Some dispensationalists believe there are seven dispensations, while others believe there could be as many as twelve: depending on whether they see 7 as the number for perfection or completion; or 12 as the number for God’s government. It’s not actually about any set number of dispensations, but rather that no matter how God for the moment may be dealing with a certain people, (through covenant or Law), eventually it all leads back to God’s plan “A”.
Unfortunately, there are things thrown into the mix that has nothing to do with dispensationalism; such as whether there is a rapture or not; or whether one is to be pre-millennial, post-millennial or amillennial. Because so much stuff has been thrown in, many don’t know what dispensationalism really is.

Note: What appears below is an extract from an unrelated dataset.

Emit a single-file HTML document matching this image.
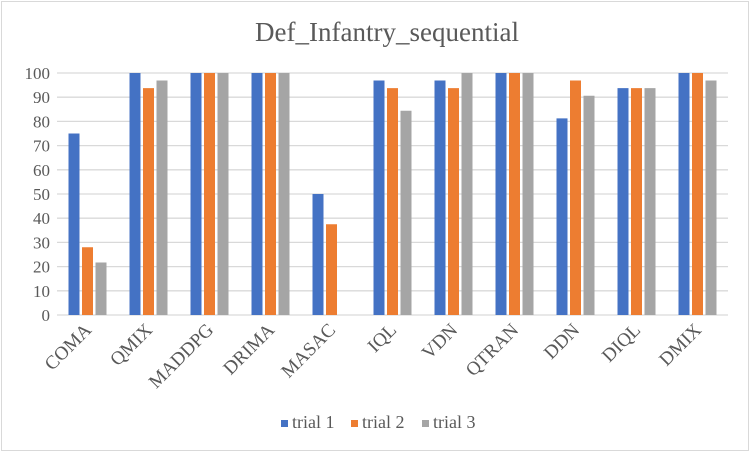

I have always believed that there is room for me to be wrong or for others to be wrong within the differing Christian eschatological views; and still be Christian. Likewise, there are other areas where I believe we can not be wrong; which could determine whether or not a person is actually a Christian.

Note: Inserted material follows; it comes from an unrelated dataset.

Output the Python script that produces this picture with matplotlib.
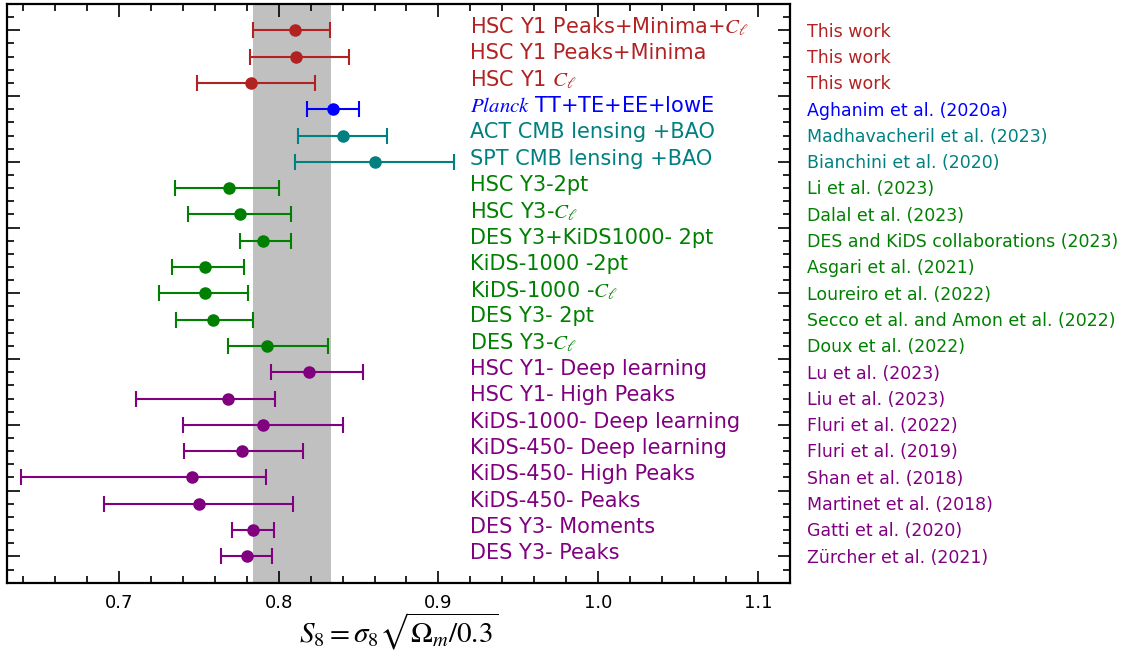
import matplotlib
matplotlib.use("Agg")
import matplotlib.pyplot as plt
from matplotlib.ticker import MultipleLocator

plt.rcParams['mathtext.fontset'] = 'stix'

# survey / analysis names (top to bottom)
labels = [
    r"HSC Y1 Peaks+Minima+$C_\ell$",
    "HSC Y1 Peaks+Minima",
    r"HSC Y1 $C_\ell$",
    r"$Planck$ TT+TE+EE+lowE",
    "ACT CMB lensing +BAO",
    "SPT CMB lensing +BAO",
    "HSC Y3-2pt",
    r"HSC Y3-$C_\ell$",
    "DES Y3+KiDS1000- 2pt",
    "KiDS-1000 -2pt",
    r"KiDS-1000 -$C_\ell$",
    "DES Y3- 2pt",
    r"DES Y3-$C_\ell$",
    "HSC Y1- Deep learning",
    "HSC Y1- High Peaks",
    "KiDS-1000- Deep learning",
    "KiDS-450- Deep learning",
    "KiDS-450- High Peaks",
    "KiDS-450- Peaks",
    "DES Y3- Moments",
    "DES Y3- Peaks",
]
refs = [
    "This work", "This work", "This work",
    "Aghanim et al. (2020a)",
    "Madhavacheril et al. (2023)",
    "Bianchini et al. (2020)",
    "Li et al. (2023)",
    "Dalal et al. (2023)",
    "DES and KiDS collaborations (2023)",
    "Asgari et al. (2021)",
    "Loureiro et al. (2022)",
    "Secco et al. and Amon et al. (2022)",
    "Doux et al. (2022)",
    "Lu et al. (2023)",
    "Liu et al. (2023)",
    "Fluri et al. (2022)",
    "Fluri et al. (2019)",
    "Shan et al. (2018)",
    "Martinet et al. (2018)",
    "Gatti et al. (2020)",
    "Zürcher et al. (2021)",
]
s8 = [0.810, 0.811, 0.783, 0.834, 0.840, 0.860, 0.769, 0.776, 0.790, 0.754,
      0.754, 0.759, 0.793, 0.819, 0.768, 0.790, 0.777, 0.746, 0.750, 0.784, 0.780]
err_lo = [0.026, 0.029, 0.034, 0.016, 0.028, 0.050, 0.034, 0.033, 0.014, 0.021,
          0.029, 0.023, 0.025, 0.024, 0.057, 0.050, 0.036, 0.107, 0.059, 0.013, 0.016]
err_hi = [0.022, 0.033, 0.040, 0.016, 0.028, 0.050, 0.031, 0.032, 0.018, 0.024,
          0.027, 0.025, 0.038, 0.034, 0.030, 0.050, 0.038, 0.046, 0.059, 0.013, 0.016]
groups = ["work"] * 3 + ["planck"] + ["cmblens"] * 2 + ["wl2pt"] * 7 + ["beyond"] * 8
band = (0.784, 0.833)

colors = {"work": "#b22222", "planck": "blue", "cmblens": "teal",
          "wl2pt": "green", "beyond": "purple"}

fig = plt.figure(figsize=(11.31, 6.55), dpi=100)
ax = fig.add_axes([0.0062, 0.1104, 0.6923, 0.8835])

ax.axvspan(band[0], band[1], color="silver", zorder=0, lw=0)

for i in range(len(labels)):
    c = colors[groups[i]]
    ax.errorbar(s8[i], i, xerr=[[err_lo[i]], [err_hi[i]]], fmt="o", color=c,
                ms=8, capsize=6, elinewidth=1.5, capthick=1.5)
    ax.text(0.920, i - 0.12, labels[i], color=c, fontsize=15, va="center", ha="left")
    ax.text(1.1305, i + 0.05, refs[i], color=c, fontsize=12.5, va="center", ha="left",
            clip_on=False)

ax.set_xlim(0.63, 1.12)
ax.set_ylim(21, -1)
ax.xaxis.set_major_locator(MultipleLocator(0.1))
ax.xaxis.set_minor_locator(MultipleLocator(0.02))
ax.yaxis.set_major_locator(MultipleLocator(2.5))
ax.yaxis.set_minor_locator(MultipleLocator(0.5))
ax.tick_params(which="both", direction="in", top=True, right=True, labelleft=False,
               labelsize=13, width=1.2)
ax.tick_params(which="major", length=9)
ax.tick_params(which="minor", length=5)
ax.xaxis.set_tick_params(pad=8)
for sp in ax.spines.values():
    sp.set_linewidth(1.6)

ax.set_xlabel(r"$S_8=\sigma_8\sqrt{\Omega_m/0.3}$", fontsize=21, labelpad=-1)

fig.savefig("out.png", dpi=100)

False or wrong doctrine in some areas of faith doesn’t automatically change the fact that a person could still be a brothers or sisters in the Lord.
However not everyone is of this opinion or at least they don’t practice it in everyday life. Where they write blogs, books or articles so they can rally up their troops to point the finger of accusation against those who differ from them in beliefs.

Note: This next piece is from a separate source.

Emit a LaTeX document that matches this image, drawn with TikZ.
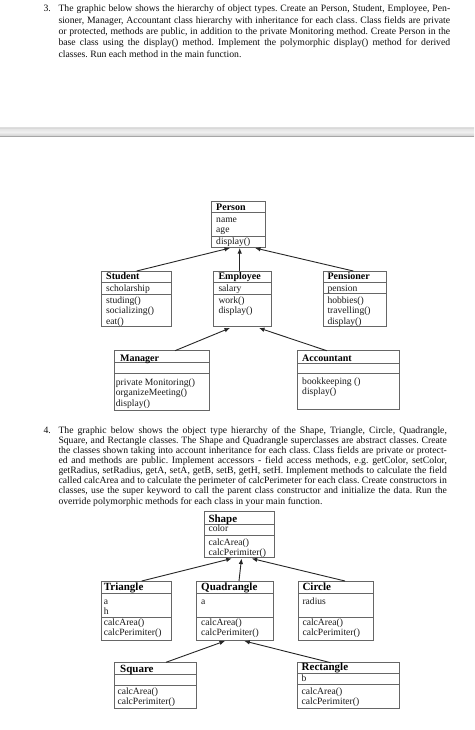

Where they claim a person can be wrong in non-essential doctrinal beliefs and still be Christian; yet in practical application, they attack the person as if it is an essential doctrinal position, bringing doubt whether they are in fact Christian because of their belief!
Yes, I’m ready to give an answer or reason to why I believe what I believe. Yes, but!! I hope you’re not just looking for a reason to start a bonfire to burn me or others as a heretics! There are some real issues that may need to be reasoned out in order to keep the unity in the Body of Christ or before we start claiming heresy, but let’s be sure it is truly heresy and that we’re not destroying a brother or sister just for the sake of trying to prove ourselves right.
There is always the possibility that a person is wrong, but what if it turns out that it is you who is wrong? Are you willing to see yourself in the same judgment that you placed on them or that it is you who is causing harm to the body of Christ, by causing division or calling someone a heretic that wasn’t a heretic?
“Give not that which is holy unto the dogs, neither cast ye your pearls before swine, lest they trample them under their feet, and turn again and rend you. (Matthew 7:6)”
Sometimes it’s best not to answer those who ask you questions about what you believe, because their purpose is only to judge you or to get you to join their judgment of others. (No matter how you answer or how well you can give your answer, their purpose is for destruction and not for edification. Whether that destruction is pointed to you or others.)
“Behold, I send you forth as sheep in the midst of wolves: be ye therefore wise as serpents, and harmless as doves. (Matthew 10:16)”
Sometimes I find that it’s those who call themselves Christian, in fact act as wolves! So be wise how you engage in these questions that are asked of you. When Jesus sent his disciples out, he sent them to those who should have been friendly to their message, but many weren’t; so, don’t be shaken if you don’t get the response that you hoped for if or when you decide to give your answer.